#### Stated task:
Would you transcribe the whole listing exactly, minus its pictures?

** start Recorded information **

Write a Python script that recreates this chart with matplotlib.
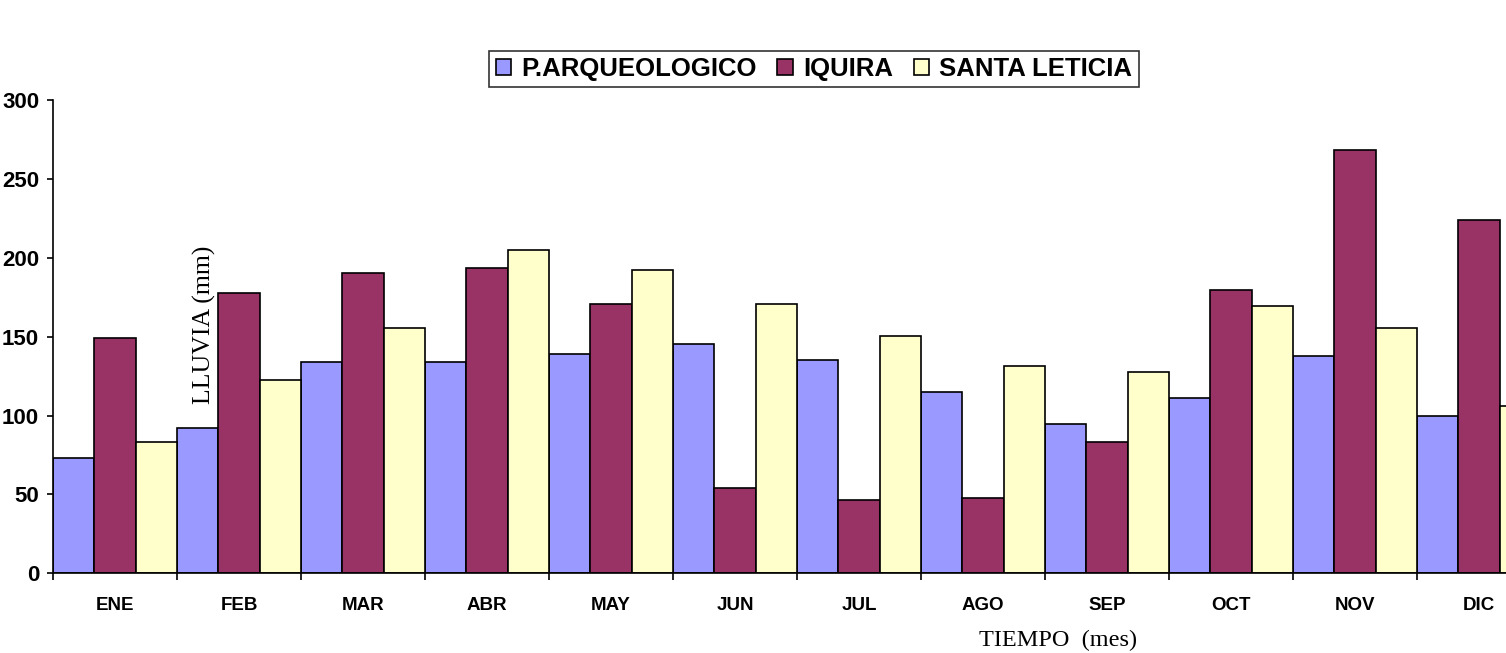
import numpy as np
import matplotlib.pyplot as plt
from matplotlib.ticker import FixedLocator, NullFormatter

meses = ["ENE", "FEB", "MAR", "ABR", "MAY", "JUN", "JUL", "AGO", "SEP", "OCT", "NOV", "DIC"]
arqueologico = [73.3, 92.3, 134.1, 134.1, 139.1, 145.7, 135.5, 115.0, 94.9, 111.4, 138.0, 100.0]
iquira = [149.5, 177.7, 190.2, 193.8, 171.1, 54.2, 46.6, 47.8, 83.4, 180.0, 268.7, 224.3]
santa_leticia = [83.4, 122.6, 155.9, 205.4, 192.7, 171.1, 150.6, 131.7, 127.9, 169.8, 155.8, 106.3]

series = ["P.ARQUEOLOGICO", "IQUIRA", "SANTA LETICIA"]
colores = ["#9999FF", "#993366", "#FFFFCC"]

fig = plt.figure(figsize=(15.06, 6.53), dpi=100)
# el eje se sale por la derecha como en la imagen original
ax = fig.add_axes([53 / 1506, 79.7 / 653, 1488 / 1506, 472.9 / 653])

x = np.arange(len(meses))
w = 1 / 3
for i, (vals, nombre, c) in enumerate(zip([arqueologico, iquira, santa_leticia], series, colores)):
    ax.bar(x + (i - 1) * w, vals, width=w, color=c, edgecolor="black", linewidth=1.2, label=nombre)

ax.set_xlim(-0.5, len(meses) - 0.5)
ax.set_ylim(0, 300)
ax.set_yticks(np.arange(0, 301, 50))

# ticks en los limites de cada mes, etiquetas al centro
ax.xaxis.set_major_locator(FixedLocator(np.arange(-0.5, len(meses), 1)))
ax.xaxis.set_major_formatter(NullFormatter())
ax.xaxis.set_minor_locator(FixedLocator(x))
ax.set_xticklabels(meses, minor=True)
ax.tick_params(axis="x", which="major", direction="out", length=5, width=1.2)
ax.tick_params(axis="x", which="minor", length=0, pad=17)
ax.tick_params(axis="y", direction="out", length=4, width=1.2, pad=6)

for lab in ax.get_xticklabels(minor=True):
    lab.set_fontfamily("Liberation Sans")
    lab.set_fontweight("bold")
    lab.set_fontsize(13.5)
for lab in ax.get_yticklabels():
    lab.set_fontfamily("Liberation Sans")
    lab.set_fontweight("bold")
    lab.set_fontsize(16)

for s in ["top", "right"]:
    ax.spines[s].set_visible(False)
for s in ["left", "bottom"]:
    ax.spines[s].set_linewidth(1.2)

fig.text(204 / 1506, 1 - 325 / 653, "LLUVIA (mm)", rotation=90, ha="center", va="center",
         family="Liberation Serif", fontsize=18.5)
fig.text(1058 / 1506, 1 - 640 / 653, "TIEMPO  (mes)", ha="center", va="center",
         family="Liberation Serif", fontsize=17.5)

leg = fig.legend(loc="center", bbox_to_anchor=(814 / 1506, 1 - 69 / 653), ncol=3,
                 frameon=True, fancybox=False, handlelength=0.6, handleheight=0.6,
                 handletextpad=0.4, columnspacing=0.8, borderpad=0.25, borderaxespad=0,
                 prop={"family": "Liberation Sans", "weight": "bold", "size": 18.5})
leg.get_frame().set_edgecolor("black")
leg.get_frame().set_linewidth(1.2)

fig.savefig("out.png", dpi=100)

** end Recorded information **

#### Complete response:
Write a Python script that recreates this chart with matplotlib.
import numpy as np
import matplotlib.pyplot as plt
from matplotlib.ticker import FixedLocator, NullFormatter

meses = ["ENE", "FEB", "MAR", "ABR", "MAY", "JUN", "JUL", "AGO", "SEP", "OCT", "NOV", "DIC"]
arqueologico = [73.3, 92.3, 134.1, 134.1, 139.1, 145.7, 135.5, 115.0, 94.9, 111.4, 138.0, 100.0]
iquira = [149.5, 177.7, 190.2, 193.8, 171.1, 54.2, 46.6, 47.8, 83.4, 180.0, 268.7, 224.3]
santa_leticia = [83.4, 122.6, 155.9, 205.4, 192.7, 171.1, 150.6, 131.7, 127.9, 169.8, 155.8, 106.3]

series = ["P.ARQUEOLOGICO", "IQUIRA", "SANTA LETICIA"]
colores = ["#9999FF", "#993366", "#FFFFCC"]

fig = plt.figure(figsize=(15.06, 6.53), dpi=100)
# el eje se sale por la derecha como en la imagen original
ax = fig.add_axes([53 / 1506, 79.7 / 653, 1488 / 1506, 472.9 / 653])

x = np.arange(len(meses))
w = 1 / 3
for i, (vals, nombre, c) in enumerate(zip([arqueologico, iquira, santa_leticia], series, colores)):
    ax.bar(x + (i - 1) * w, vals, width=w, color=c, edgecolor="black", linewidth=1.2, label=nombre)

ax.set_xlim(-0.5, len(meses) - 0.5)
ax.set_ylim(0, 300)
ax.set_yticks(np.arange(0, 301, 50))

# ticks en los limites de cada mes, etiquetas al centro
ax.xaxis.set_major_locator(FixedLocator(np.arange(-0.5, len(meses), 1)))
ax.xaxis.set_major_formatter(NullFormatter())
ax.xaxis.set_minor_locator(FixedLocator(x))
ax.set_xticklabels(meses, minor=True)
ax.tick_params(axis="x", which="major", direction="out", length=5, width=1.2)
ax.tick_params(axis="x", which="minor", length=0, pad=17)
ax.tick_params(axis="y", direction="out", length=4, width=1.2, pad=6)

for lab in ax.get_xticklabels(minor=True):
    lab.set_fontfamily("Liberation Sans")
    lab.set_fontweight("bold")
    lab.set_fontsize(13.5)
for lab in ax.get_yticklabels():
    lab.set_fontfamily("Liberation Sans")
    lab.set_fontweight("bold")
    lab.set_fontsize(16)

for s in ["top", "right"]:
    ax.spines[s].set_visible(False)
for s in ["left", "bottom"]:
    ax.spines[s].set_linewidth(1.2)

fig.text(204 / 1506, 1 - 325 / 653, "LLUVIA (mm)", rotation=90, ha="center", va="center",
         family="Liberation Serif", fontsize=18.5)
fig.text(1058 / 1506, 1 - 640 / 653, "TIEMPO  (mes)", ha="center", va="center",
         family="Liberation Serif", fontsize=17.5)

leg = fig.legend(loc="center", bbox_to_anchor=(814 / 1506, 1 - 69 / 653), ncol=3,
                 frameon=True, fancybox=False, handlelength=0.6, handleheight=0.6,
                 handletextpad=0.4, columnspacing=0.8, borderpad=0.25, borderaxespad=0,
                 prop={"family": "Liberation Sans", "weight": "bold", "size": 18.5})
leg.get_frame().set_edgecolor("black")
leg.get_frame().set_linewidth(1.2)

fig.savefig("out.png", dpi=100)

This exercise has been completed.